2) Todo ato de polícia é discricionário?
Não. Licenças com requisitos objetivos são atos vinculados (cumpridos os requisitos, a Administração deve conceder). Em autorizações, gradação de sanções e definição de condicionantes, há discricionariedade que deve ser motivada e proporcional (Lei 9.784/1999).
3) Quando a autoexecutoriedade pode ser usada?
Quando houver previsão legal (ex.: interdição sanitária, apreensão ambiental) ou urgência comprovada, desde que a medida seja necessária e proporcional e seguida de processo sancionador com contraditório. Limites constitucionais permanecem (ex.: inviolabilidade de domicílio — CF, art. 5º, XI).
4) Como se dá a coercibilidade e a cobrança de multas?
O ato legítimo impõe cumprimento obrigatório; o descumprimento permite sanções graduadas e medidas acautelatórias previstas em lei. Multas são constituídas por processo administrativo (Lei 9.784/1999) e, se não pagas, podem ser exigidas por execução fiscal. A graduação observa gravidade, vantagem, reincidência e capacidade econômica.
5) Quais são os principais limites e controles desses atributos?
Reserva legal (restrições relevantes só por lei), proporcionalidade, motivação e publicidade; devido processo administrativo (CF, art. 5º, LIV e LV; Lei 9.784/1999); controle interno, dos Tribunais de Contas, do Ministério Público e judicial (legalidade, razoabilidade). Excesso ou desvio podem gerar nulidade e indenização (CF, art. 37, §6º).

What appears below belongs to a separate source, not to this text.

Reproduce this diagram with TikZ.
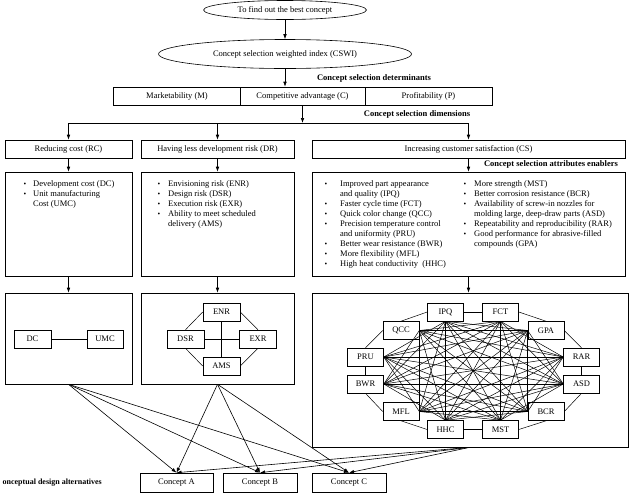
\documentclass[tikz,border=0pt]{standalone}
\usepackage{fontspec}
\setmainfont{Liberation Serif}
\usetikzlibrary{arrows.meta,shapes.geometric}
\newcommand{\bul}{{\fontsize{7.5}{7.5}\selectfont\textbullet}}
\begin{document}
\begin{tikzpicture}[x=1pt,y=-1pt,
  every node/.style={font=\fontsize{8.5}{10}\selectfont, inner sep=0pt},
  bx/.style={draw, line width=0.6pt, rectangle},
  ell/.style={draw, ellipse, line width=0.6pt},
  sm/.style={bx, minimum width=36pt, minimum height=18pt},
  lbl/.style={font=\fontsize{8.5}{10}\selectfont\bfseries},
  arr/.style={line width=0.6pt,-{Latex[length=5pt,width=3.6pt]}},
  ln/.style={line width=0.5pt}]
\useasboundingbox (0,0) rectangle (629,496);

% top ellipses
\node[ell, minimum width=163pt, minimum height=19pt] (E1) at (285,10) {To find out the best concept};
\node[ell, minimum width=253pt, minimum height=29pt] (E2) at (285,54) {Concept selection weighted index (CSWI)};
\draw[arr] (E1.south) -- (E2.north);

% determinants
\node[lbl] (detl) at (374,78) {Concept selection determinants};
\node[bx, minimum width=126.5pt, minimum height=18pt] (M) at (177,96) {Marketability (M)};
\node[bx, minimum width=125pt, minimum height=18pt] (C) at (302.5,96) {Competitive advantage (C)};
\node[bx, minimum width=127pt, minimum height=18pt] (P) at (428.5,96) {Profitability (P)};
\draw[arr] (E2.south) -- (E2.south |- C.north);

% dimensions
\node[lbl] (diml) at (417,114) {Concept selection dimensions};
\coordinate (hl) at (68,123);
\coordinate (hr) at (469,123);
\node[bx, minimum width=127pt, minimum height=18pt] (RC) at (68.5,149) {Reducing cost (RC)};
\node[bx, minimum width=153pt, minimum height=18pt] (DR) at (217.5,149) {Having less development risk (DR)};
\node[bx, minimum width=313pt, minimum height=18pt] (CS) at (468.5,149) {Increasing customer satisfaction (CS)};
\draw[arr] (C.south) -- (C.south |- hl);
\draw[line width=0.6pt] (hl) -- (hr);
\draw[arr] (RC.north |- hl) -- (RC.north);
\draw[arr] (DR.north |- hl) -- (DR.north);
\draw[arr] (CS.north |- hl) -- (CS.north);

% attribute boxes
\node[lbl] (attl) at (551,164) {Concept selection attributes enablers};
\node[bx, minimum width=127pt, minimum height=104pt] (B1) at (68.5,224) {};
\node[bx, minimum width=153pt, minimum height=104pt] (B2) at (217.5,224) {};
\node[bx, minimum width=313pt, minimum height=104pt] (B3) at (468.5,224) {};
\draw[arr] (RC.south) -- (B1.north);
\draw[arr] (DR.south) -- (B2.north);
\draw[arr] (CS.south) -- (B3.north -| CS.south);

\node[anchor=base west] (T1) at (23.5,186) {\begin{tabular}[t]{@{}p{9.5pt}@{}l@{}}
\bul & Development cost (DC)\\
\bul & Unit manufacturing\\
 & Cost (UMC)
\end{tabular}};
\node[anchor=base west] (T2) at (157.5,186) {\begin{tabular}[t]{@{}p{10.5pt}@{}l@{}}
\bul & Envisioning risk (ENR)\\
\bul & Design risk (DSR)\\
\bul & Execution risk (EXR)\\
\bul & Ability to meet scheduled\\
 & delivery (AMS)
\end{tabular}};
\node[anchor=base west] (T3) at (324.5,186) {\begin{tabular}[t]{@{}p{15.5pt}@{}l@{}}
\bul & Improved part appearance\\
 & and quality (IPQ)\\
\bul & Faster cycle time (FCT)\\
\bul & Quick color change (QCC)\\
\bul & Precision temperature control\\
 & and uniformity (PRU)\\
\bul & Better wear resistance (BWR)\\
\bul & More flexibility (MFL)\\
\bul & High heat conductivity~ (HHC)
\end{tabular}};
\node[anchor=base west] (T4) at (463.5,186) {\begin{tabular}[t]{@{}p{10.5pt}@{}l@{}}
\bul & More strength (MST)\\
\bul & Better corrosion resistance (BCR)\\
\bul & Availability of screw-in nozzles for\\
 & molding large, deep-draw parts (ASD)\\
\bul & Repeatability and reproducibility (RAR)\\
\bul & Good performance for abrasive-filled\\
 & compounds (GPA)
\end{tabular}};

% lower boxes
\node[bx, minimum width=127pt, minimum height=91pt] (L1) at (68.5,338.5) {};
\node[bx, minimum width=153pt, minimum height=91pt] (L2) at (217.5,338.5) {};
\node[bx, minimum width=316pt, minimum height=154pt] (L3) at (470,370) {};
\draw[arr] (B1.south) -- (L1.north);
\draw[arr] (B2.south) -- (L2.north);
\draw[arr] (B3.south) -- (B3.south |- L3.north);

% L1 graph
\node[sm, minimum width=37pt] (DC) at (32.5,339) {DC};
\node[sm] (UMC) at (105,339) {UMC};
\draw[ln] (DC) -- (UMC);

% L2 graph
\node[sm, minimum width=37pt] (ENR) at (221.5,312) {ENR};
\node[sm, minimum width=37pt] (DSR) at (185.5,339) {DSR};
\node[sm, minimum width=37pt] (EXR) at (258,339) {EXR};
\node[sm, minimum width=37pt] (AMS) at (221.5,366) {AMS};
\draw[ln] (ENR.west) -- (DSR.north);
\draw[ln] (ENR.east) -- (EXR.north);
\draw[ln] (DSR.south) -- (AMS.west);
\draw[ln] (EXR.south) -- (AMS.east);
\draw[ln] (ENR.south) -- (AMS.north);
\draw[ln] (DSR.east) -- (EXR.west);

% L3 graph
\node[sm] (IPQ) at (445.5,312) {IPQ};
\node[sm] (FCT) at (500.5,312) {FCT};
\node[sm] (GPA) at (546,330.5) {GPA};
\node[sm] (RAR) at (581.5,357) {RAR};
\node[sm] (ASD) at (581.5,384) {ASD};
\node[sm] (BCR) at (546,411.5) {BCR};
\node[sm] (MST) at (500.5,429.5) {MST};
\node[sm] (HHC) at (445.5,429.5) {HHC};
\node[sm] (MFL) at (401,411.5) {MFL};
\node[sm] (BWR) at (365.5,384) {BWR};
\node[sm] (PRU) at (365.5,357) {PRU};
\node[sm] (QCC) at (401,330.5) {QCC};
% ring
\draw[ln] (IPQ.east) -- (FCT.west);
\draw[ln] (FCT.east) -- (GPA.north);
\draw[ln] (GPA.east) -- (RAR.north);
\draw[ln] (RAR.south) -- (ASD.north);
\draw[ln] (ASD.south) -- (BCR.east);
\draw[ln] (BCR.south) -- (MST.east);
\draw[ln] (MST.west) -- (HHC.east);
\draw[ln] (HHC.west) -- (MFL.south);
\draw[ln] (MFL.west) -- (BWR.south);
\draw[ln] (BWR.north) -- (PRU.south);
\draw[ln] (PRU.north) -- (QCC.west);
\draw[ln] (QCC.north) -- (IPQ.west);
% inner anchors
\coordinate (p1) at (IPQ.south);
\coordinate (p2) at (FCT.south);
\coordinate (p3) at (GPA.west);
\coordinate (p4) at (RAR.west);
\coordinate (p5) at (ASD.west);
\coordinate (p6) at (BCR.west);
\coordinate (p7) at (MST.north);
\coordinate (p8) at (HHC.north);
\coordinate (p9) at (MFL.east);
\coordinate (p10) at (BWR.east);
\coordinate (p11) at (PRU.east);
\coordinate (p12) at (QCC.east);
\foreach \i in {1,...,10}{
  \pgfmathtruncatemacro\js{\i+2}
  \pgfmathtruncatemacro\je{\i==1 ? 11 : 12}
  \foreach \j in {\js,...,\je}{
    \draw[ln] (p\i) -- (p\j);
  }
}

% concepts
\node[font=\fontsize{8}{10}\selectfont\bfseries, anchor=east] (cdl) at (102,483) {onceptual design alternatives};
\node[bx, minimum width=73pt, minimum height=19pt] (CA) at (176.5,482.5) {Concept A};
\node[bx, minimum width=74pt, minimum height=19pt] (CB) at (260,482.5) {Concept B};
\node[bx, minimum width=74pt, minimum height=19pt] (CC) at (349,482.5) {Concept C};
\foreach \s in {L1,L2,L3}{
  \foreach \t in {CA,CB,CC}{
    \draw[arr] (\s.south) -- (\t.north);
  }
}
\end{tikzpicture}
\end{document}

- Constituição Federal: arts. 5º (LIV, LV, XI), 23–25, 30, 37 e 37, §6º.
- CTN: art. 78 (conceito de poder de polícia) e arts. 77–80 (taxas de polícia).
- Lei 9.784/1999 (processo administrativo federal): motivação, contraditório, recursos e nulidades.
- Lei 13.874/2019 (Liberdade Econômica): mitigação de atos desnecessários, análise de impacto e hipóteses de silêncio positivo.
- Legislação setorial (exemplos): Lei 6.938/1981 — PNMA/ambiental; Lei 8.078/1990 — CDC/consumerista; CTB — trânsito; normas de agências reguladoras.